Just finished streaming Episode 395 of the Making Sense podcast. What an apt remark Sam makes on the current situation. We’re living through a peculiar moment in human history where the democratization of information—which should, in theory, make us smarter—has paradoxically made us more confused, or shall I say “Amusing ourselves to death” as Neil Postman bluntly put it across over 3 decades ago. For those not finding it in them to read the book, here is a video https://youtu.be/6QltxZ-vPMc?si=-lyWspdnRiWVxt03.
The internet, that grand experiment in collective knowledge, is a breeding ground for conspiracy theories, willful ignorance, and intellectual tribalism 🤡. Let’s me be clear about what I want to say in agreement with Sam’s monologue: expertise matters. And not in some elitist, top-down manner, but in a fundamentally practical way. When I want to understand quantum physics, I’m going to listen to physicists. When I need medical advice, I’ll consult doctors—not random internet commentators or self-proclaimed “researchers” who’ve spent 14 hours watching YouTube videos. Especially so because we are not into a strange landscape where confidence masquerades as competence, and a Google search is considered equivalent to a graduate degree. This is the age of the amateur expert, where everyone with a smartphone believes they’re one YouTube tutorial away from understanding complex global systems
What I am saying is also not about blind trust. It’s about recognizing that specialization is a feature, not a bug, of human knowledge. Consider the imprudence of entrusting the construction of your home to a YouTuber who reviews other peoples houses, who despite their charisma, lacks the requisite expertise. The current cultural phenomenon of “doing your own research” is often a euphemism for finding information that confirms your pre-existing beliefs. It’s not research—it’s confirmation bias dressed up as intellectual rigor. When people say they’ve “done their own research” about, what they usually mean is they’ve found a contrarian voice that sounds compelling.
The real danger isn’t expertise. The real danger is the systematic erosion of intellectual standards. We’re creating a culture where being confidently wrong is celebrated more than being carefully correct.
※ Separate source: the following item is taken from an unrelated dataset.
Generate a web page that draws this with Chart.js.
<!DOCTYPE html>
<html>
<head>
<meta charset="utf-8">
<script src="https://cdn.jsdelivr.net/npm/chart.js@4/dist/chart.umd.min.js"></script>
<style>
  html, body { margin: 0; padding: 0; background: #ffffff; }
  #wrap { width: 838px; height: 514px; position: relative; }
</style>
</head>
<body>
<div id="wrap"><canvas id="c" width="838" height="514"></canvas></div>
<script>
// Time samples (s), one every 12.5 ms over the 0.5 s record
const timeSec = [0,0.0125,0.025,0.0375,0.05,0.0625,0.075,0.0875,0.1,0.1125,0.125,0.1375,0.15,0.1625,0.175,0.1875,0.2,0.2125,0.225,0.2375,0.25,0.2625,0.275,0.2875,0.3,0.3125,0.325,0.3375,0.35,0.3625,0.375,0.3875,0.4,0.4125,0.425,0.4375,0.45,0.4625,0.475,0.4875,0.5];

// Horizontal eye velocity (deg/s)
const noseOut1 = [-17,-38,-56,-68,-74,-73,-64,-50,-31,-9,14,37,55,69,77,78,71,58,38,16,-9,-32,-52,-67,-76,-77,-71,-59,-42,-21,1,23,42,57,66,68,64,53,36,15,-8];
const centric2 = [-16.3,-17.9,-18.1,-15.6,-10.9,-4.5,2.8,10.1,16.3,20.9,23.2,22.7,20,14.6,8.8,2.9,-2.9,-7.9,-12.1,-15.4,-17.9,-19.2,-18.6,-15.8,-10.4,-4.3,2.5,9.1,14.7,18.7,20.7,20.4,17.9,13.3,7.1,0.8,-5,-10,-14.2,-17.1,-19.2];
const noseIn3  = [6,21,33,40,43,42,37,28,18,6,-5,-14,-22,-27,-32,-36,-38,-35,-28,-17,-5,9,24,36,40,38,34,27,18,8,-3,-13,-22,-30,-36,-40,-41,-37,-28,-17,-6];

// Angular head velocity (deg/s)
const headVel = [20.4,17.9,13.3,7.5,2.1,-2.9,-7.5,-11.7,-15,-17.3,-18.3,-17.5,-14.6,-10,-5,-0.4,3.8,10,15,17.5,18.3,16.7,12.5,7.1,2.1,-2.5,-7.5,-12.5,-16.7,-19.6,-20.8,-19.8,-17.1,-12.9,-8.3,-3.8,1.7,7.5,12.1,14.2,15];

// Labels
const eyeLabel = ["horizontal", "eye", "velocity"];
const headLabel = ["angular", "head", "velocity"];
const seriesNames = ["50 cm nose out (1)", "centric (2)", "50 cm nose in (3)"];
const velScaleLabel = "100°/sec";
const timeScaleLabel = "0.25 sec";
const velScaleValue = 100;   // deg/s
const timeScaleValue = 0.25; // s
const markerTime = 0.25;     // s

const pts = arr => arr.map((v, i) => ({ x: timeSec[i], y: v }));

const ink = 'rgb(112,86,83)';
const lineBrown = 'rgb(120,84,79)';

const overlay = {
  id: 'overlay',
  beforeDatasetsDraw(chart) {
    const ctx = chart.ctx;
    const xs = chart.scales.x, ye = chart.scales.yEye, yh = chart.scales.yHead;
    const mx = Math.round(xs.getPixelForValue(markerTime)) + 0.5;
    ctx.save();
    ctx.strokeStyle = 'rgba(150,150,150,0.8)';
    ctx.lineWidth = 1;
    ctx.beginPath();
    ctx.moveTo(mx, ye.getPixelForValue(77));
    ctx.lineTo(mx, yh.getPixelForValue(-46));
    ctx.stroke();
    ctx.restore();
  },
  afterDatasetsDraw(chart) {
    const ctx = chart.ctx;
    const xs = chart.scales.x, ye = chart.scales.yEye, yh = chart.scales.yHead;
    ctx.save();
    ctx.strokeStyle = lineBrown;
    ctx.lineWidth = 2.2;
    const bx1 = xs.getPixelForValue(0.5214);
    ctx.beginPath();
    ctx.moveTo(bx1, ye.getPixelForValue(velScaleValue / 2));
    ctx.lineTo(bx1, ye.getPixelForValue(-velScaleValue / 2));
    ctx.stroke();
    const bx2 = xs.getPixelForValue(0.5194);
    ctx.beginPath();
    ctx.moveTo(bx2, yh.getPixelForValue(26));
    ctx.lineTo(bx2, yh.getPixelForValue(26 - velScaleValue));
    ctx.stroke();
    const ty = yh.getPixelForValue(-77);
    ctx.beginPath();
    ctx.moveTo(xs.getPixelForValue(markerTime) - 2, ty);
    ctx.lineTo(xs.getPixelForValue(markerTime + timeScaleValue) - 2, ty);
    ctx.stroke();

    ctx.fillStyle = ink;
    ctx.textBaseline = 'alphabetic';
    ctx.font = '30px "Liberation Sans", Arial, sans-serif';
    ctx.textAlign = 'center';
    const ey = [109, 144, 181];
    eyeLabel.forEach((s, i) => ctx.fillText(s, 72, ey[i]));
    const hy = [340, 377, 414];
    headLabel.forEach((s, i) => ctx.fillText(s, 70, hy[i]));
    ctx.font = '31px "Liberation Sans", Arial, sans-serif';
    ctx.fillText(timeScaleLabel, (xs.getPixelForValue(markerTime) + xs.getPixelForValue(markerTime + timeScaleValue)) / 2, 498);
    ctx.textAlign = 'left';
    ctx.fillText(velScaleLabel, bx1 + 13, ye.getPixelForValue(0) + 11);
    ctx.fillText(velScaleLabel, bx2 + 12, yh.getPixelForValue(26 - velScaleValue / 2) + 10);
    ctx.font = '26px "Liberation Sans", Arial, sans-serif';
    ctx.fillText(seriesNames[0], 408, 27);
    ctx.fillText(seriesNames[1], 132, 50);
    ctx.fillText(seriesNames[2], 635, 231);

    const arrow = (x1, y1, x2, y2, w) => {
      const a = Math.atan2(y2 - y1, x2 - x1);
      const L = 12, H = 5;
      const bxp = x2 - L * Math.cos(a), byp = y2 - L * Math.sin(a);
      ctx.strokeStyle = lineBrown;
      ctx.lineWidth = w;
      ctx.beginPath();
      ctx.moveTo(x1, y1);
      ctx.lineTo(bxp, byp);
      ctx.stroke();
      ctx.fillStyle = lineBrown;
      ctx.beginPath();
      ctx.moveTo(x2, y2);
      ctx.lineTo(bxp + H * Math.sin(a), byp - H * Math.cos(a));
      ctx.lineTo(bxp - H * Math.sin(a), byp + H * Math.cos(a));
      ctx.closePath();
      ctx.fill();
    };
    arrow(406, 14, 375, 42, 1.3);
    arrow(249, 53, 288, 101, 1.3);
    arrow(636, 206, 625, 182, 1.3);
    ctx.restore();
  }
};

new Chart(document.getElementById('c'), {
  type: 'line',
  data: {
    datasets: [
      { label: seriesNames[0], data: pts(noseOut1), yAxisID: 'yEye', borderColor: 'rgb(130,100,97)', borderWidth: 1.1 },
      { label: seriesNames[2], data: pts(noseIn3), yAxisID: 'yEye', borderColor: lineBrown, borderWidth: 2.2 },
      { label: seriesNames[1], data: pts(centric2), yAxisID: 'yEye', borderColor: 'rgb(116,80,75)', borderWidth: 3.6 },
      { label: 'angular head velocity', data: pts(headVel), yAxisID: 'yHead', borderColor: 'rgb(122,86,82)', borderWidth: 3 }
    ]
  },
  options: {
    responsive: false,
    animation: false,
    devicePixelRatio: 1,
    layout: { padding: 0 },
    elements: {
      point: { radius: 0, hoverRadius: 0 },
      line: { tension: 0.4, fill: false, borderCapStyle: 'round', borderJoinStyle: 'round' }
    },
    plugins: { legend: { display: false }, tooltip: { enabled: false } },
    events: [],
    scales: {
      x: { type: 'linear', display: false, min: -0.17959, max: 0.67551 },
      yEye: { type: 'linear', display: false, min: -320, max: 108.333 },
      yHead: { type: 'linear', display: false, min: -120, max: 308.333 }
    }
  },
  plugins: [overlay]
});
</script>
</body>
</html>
Where the loudest voice trumps the most informed voice. The real problem isn’t that people are curious. Curiosity is good. The problem is that we’ve developed a cultural mechanism that rewards contrarianism over substance. Social media algorithms don’t promote nuanced understanding; they amplify extreme positions that generate emotional engagement.
What worries me the most is genuine experts risking their professional reputations by making incorrect claims for financial gains, as Sam also hints at. I find my WhatsApp and that of my family members flooded with these conspiracy theories. we have groups filled with random boomer uncles posting conspiracy theories. Its just painful to see the undoing and erosion of the rigor and temper built over past couple centuries.
While no expert is infallible, the collective expertise we have cultivated represents our most reliable approximation of truth. And the tradition must be preserved and carried forward. As I ponder over these thoughts, I’ll add more of my meditations here. Please feel free to drop your ideas.